** start of MATERIAL **

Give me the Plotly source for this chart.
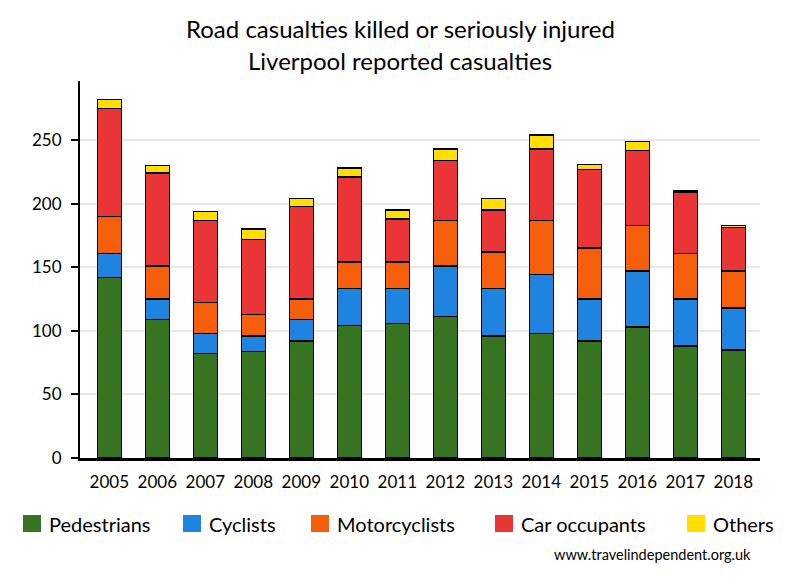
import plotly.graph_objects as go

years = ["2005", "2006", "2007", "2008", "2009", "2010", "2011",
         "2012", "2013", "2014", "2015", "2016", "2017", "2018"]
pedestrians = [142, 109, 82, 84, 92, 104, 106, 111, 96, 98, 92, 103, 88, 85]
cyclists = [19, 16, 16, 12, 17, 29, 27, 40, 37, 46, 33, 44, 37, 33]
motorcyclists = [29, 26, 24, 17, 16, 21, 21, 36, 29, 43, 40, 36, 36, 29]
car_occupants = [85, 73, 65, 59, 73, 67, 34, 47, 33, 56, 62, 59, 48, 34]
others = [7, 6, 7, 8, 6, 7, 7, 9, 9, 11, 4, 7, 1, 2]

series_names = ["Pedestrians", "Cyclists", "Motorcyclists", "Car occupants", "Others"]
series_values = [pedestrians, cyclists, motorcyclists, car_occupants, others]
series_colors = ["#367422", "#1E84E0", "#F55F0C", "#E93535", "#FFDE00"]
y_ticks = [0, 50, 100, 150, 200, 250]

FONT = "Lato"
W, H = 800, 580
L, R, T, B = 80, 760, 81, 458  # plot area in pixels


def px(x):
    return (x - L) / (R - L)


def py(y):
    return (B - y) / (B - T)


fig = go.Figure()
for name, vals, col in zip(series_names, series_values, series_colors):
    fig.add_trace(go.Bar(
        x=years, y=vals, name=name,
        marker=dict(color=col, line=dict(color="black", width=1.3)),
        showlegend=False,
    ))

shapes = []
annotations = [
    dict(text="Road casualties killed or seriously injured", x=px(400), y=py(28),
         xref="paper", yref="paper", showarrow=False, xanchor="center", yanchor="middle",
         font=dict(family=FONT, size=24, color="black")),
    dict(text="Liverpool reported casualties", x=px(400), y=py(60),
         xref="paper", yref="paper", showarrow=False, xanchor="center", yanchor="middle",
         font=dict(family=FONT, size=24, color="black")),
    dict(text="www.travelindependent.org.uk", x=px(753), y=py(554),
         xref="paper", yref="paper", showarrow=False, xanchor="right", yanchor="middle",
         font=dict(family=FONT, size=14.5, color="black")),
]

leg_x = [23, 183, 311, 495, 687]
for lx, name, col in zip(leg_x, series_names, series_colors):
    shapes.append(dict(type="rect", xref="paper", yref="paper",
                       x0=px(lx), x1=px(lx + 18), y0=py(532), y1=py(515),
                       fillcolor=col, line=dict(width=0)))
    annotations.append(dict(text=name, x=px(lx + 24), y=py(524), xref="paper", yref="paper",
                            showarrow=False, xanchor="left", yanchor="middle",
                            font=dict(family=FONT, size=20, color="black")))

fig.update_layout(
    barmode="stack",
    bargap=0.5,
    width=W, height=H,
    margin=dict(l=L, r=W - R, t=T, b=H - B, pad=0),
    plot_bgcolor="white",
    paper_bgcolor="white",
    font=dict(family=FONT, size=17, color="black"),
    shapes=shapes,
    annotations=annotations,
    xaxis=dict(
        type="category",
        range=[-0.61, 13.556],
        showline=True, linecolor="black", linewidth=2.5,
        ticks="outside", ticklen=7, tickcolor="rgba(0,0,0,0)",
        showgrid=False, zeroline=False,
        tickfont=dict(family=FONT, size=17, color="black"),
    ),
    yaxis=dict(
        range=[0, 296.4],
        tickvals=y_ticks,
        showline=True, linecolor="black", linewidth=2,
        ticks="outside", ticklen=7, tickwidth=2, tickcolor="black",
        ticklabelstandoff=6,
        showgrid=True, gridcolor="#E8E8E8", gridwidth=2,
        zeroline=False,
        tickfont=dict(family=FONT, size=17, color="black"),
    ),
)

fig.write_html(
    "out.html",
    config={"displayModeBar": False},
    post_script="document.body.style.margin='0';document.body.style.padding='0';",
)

** end of MATERIAL **

▸ TO BE DONE: Leave out the pictures and repeat the lines from the start of the material through the line with "import plotly.graph_objects as go", inclusive.

▸ EXERCISE RESULT:
Give me the Plotly source for this chart.
import plotly.graph_objects as go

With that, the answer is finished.